Paper presented at Greek and Latin in an age of Open Data:
Phrase-based alignment of classical Chinese and English
Donald Sturgeon and John S. Y. Lee
Abstract
Aligned parallel corpora are useful for a variety of purposes including machine translation and statistical studies, as well as making possible new and innovative digital tools for use in pedagogy and research. Alignments can be made at various levels of granularity, a common type being alignment of sentences. In the case of classical Chinese in particular, databases containing such alignments are also of direct utility to scholars and linguists due to the complex semantics of individual terms of the language, the limited size of the extant body of writing, and a lack of sufficiently comprehensive bilingual dictionaries. Aligned corpora make possible automated extraction of relevant linguistic data for arbitrary terms, while avoiding the prohibitively high cost involved in manual construction of an adequate bilingual dictionary.

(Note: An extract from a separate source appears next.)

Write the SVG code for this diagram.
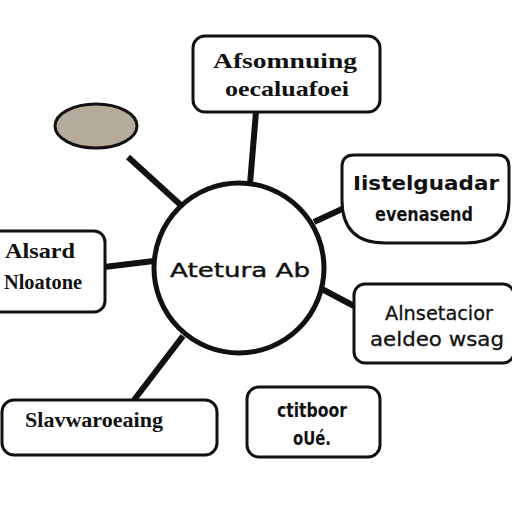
<svg xmlns="http://www.w3.org/2000/svg" width="512" height="512" viewBox="0 0 512 512">
<style>
.box{fill:#fff;stroke:#111;stroke-width:3}
.con{stroke:#111;stroke-width:6;stroke-linecap:butt;fill:none}
.serif{font-family:"Liberation Serif","DejaVu Serif",serif;font-weight:bold;font-size:21px;fill:#111}
.sans{font-family:"DejaVu Sans","Liberation Sans",sans-serif;font-size:20px;fill:#111}
</style>
<rect width="512" height="512" fill="#fff"/>
<g id="connectors">
<line class="con" x1="256" y1="112" x2="250" y2="184"/>
<line class="con" x1="128" y1="157" x2="184" y2="208"/>
<line class="con" x1="314" y1="222" x2="342" y2="209"/>
<line class="con" x1="104" y1="267" x2="154" y2="261"/>
<line class="con" x1="320" y1="288" x2="354" y2="306"/>
<line class="con" x1="183" y1="336" x2="134" y2="400"/>
</g>
<g id="ellipse">
<ellipse cx="96" cy="126" rx="41" ry="22" fill="#b4ab9c" stroke="#111" stroke-width="3"/>
</g>
<g id="center">
<circle cx="239" cy="268" r="85" fill="#fff" stroke="#111" stroke-width="5"/>
<text class="sans" x="240" y="277" text-anchor="middle" font-size="23" stroke="#111" stroke-width="0.4" textLength="140" lengthAdjust="spacingAndGlyphs">Atetura Ab</text>
</g>
<g id="top">
<rect class="box" x="193" y="36" width="187" height="76" rx="12"/>
<text class="serif" x="285" y="68" text-anchor="middle" textLength="144" lengthAdjust="spacingAndGlyphs">Afsomnuing</text>
<text class="serif" x="287" y="96" text-anchor="middle" textLength="124" lengthAdjust="spacingAndGlyphs">oecaluafoei</text>
</g>
<g id="right-top">
<path class="box" d="M354,155 H498 Q509,155 509,167 V200 Q509,243 466,243 H385 Q342,243 342,200 V167 Q342,155 354,155 Z"/>
<text class="sans" x="426" y="190" text-anchor="middle" font-weight="bold" textLength="146" lengthAdjust="spacingAndGlyphs">Iistelguadar</text>
<text class="sans" x="424" y="221" text-anchor="middle" font-weight="bold" textLength="98" lengthAdjust="spacingAndGlyphs">evenasend</text>
</g>
<g id="left">
<rect class="box" x="-10" y="231" width="115" height="81" rx="11"/>
<text class="serif" x="40" y="258" text-anchor="middle" textLength="70" lengthAdjust="spacingAndGlyphs">Alsard</text>
<text class="serif" x="43" y="289" text-anchor="middle" textLength="78" lengthAdjust="spacingAndGlyphs">Nloatone</text>
</g>
<g id="right-bottom">
<rect class="box" x="354" y="284" width="160" height="79" rx="11"/>
<text class="sans" x="439" y="320" text-anchor="middle" font-size="22" stroke="#111" stroke-width="0.3" textLength="108" lengthAdjust="spacingAndGlyphs">Alnsetacior</text>
<text class="sans" x="437" y="346" text-anchor="middle" font-size="22" stroke="#111" stroke-width="0.3" textLength="134" lengthAdjust="spacingAndGlyphs">aeldeo wsag</text>
</g>
<g id="bottom-left">
<rect class="box" x="2" y="400" width="215" height="55" rx="12"/>
<text class="serif" x="94" y="427" text-anchor="middle" textLength="138" lengthAdjust="spacingAndGlyphs">Slavwaroeaing</text>
</g>
<g id="bottom-middle">
<rect class="box" x="247" y="387" width="133" height="70" rx="12"/>
<text class="sans" x="312" y="417" text-anchor="middle" font-weight="bold" textLength="70" lengthAdjust="spacingAndGlyphs">ctitboor</text>
<text class="sans" x="312" y="445" text-anchor="middle" font-weight="bold" textLength="38" lengthAdjust="spacingAndGlyphs">oUé.</text>
</g>
</svg>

While in many modern languages sentences are delimited in the written form by the presence of certain punctuation marks, classical Chinese was for many centuries written without any punctuation marks whatsoever, and later with punctuation that delimited only boundaries between phrases. Modern editions of classical Chinese texts include punctuation marks corresponding closely to (and greatly influenced by) modern English punctuation, but often disagree on the precise details of such punctuation, highlighting the degree of freedom present in adding such marks. Due to the grammar of classical Chinese, this freedom often extends to choices determining apparent sentence boundaries. Similarly and partly as a result of this, English translations of these texts often differ in the precise delimiting of sentences in the source text.
As a result of these linguistic and historical factors, sentence-based alignment of classical Chinese texts and their modern translations is problematic, as sentences of the source and target languages often fail to correspond exactly due to different choices made in punctuating the text, even where these do not correspond to significant differences in interpretation. By contrast however due to the much lower degree of freedom involved, different modern editions of early texts exhibit much less disagreement regarding the delimiting of phrases.
Motivated by these factors, this study investigates automated phrase-wise alignment of a corpus of classical Chinese texts and their English translations, comparing unsupervised machine-generated phrase-wise alignments versus sentence-wise alignments by means of human annotated results.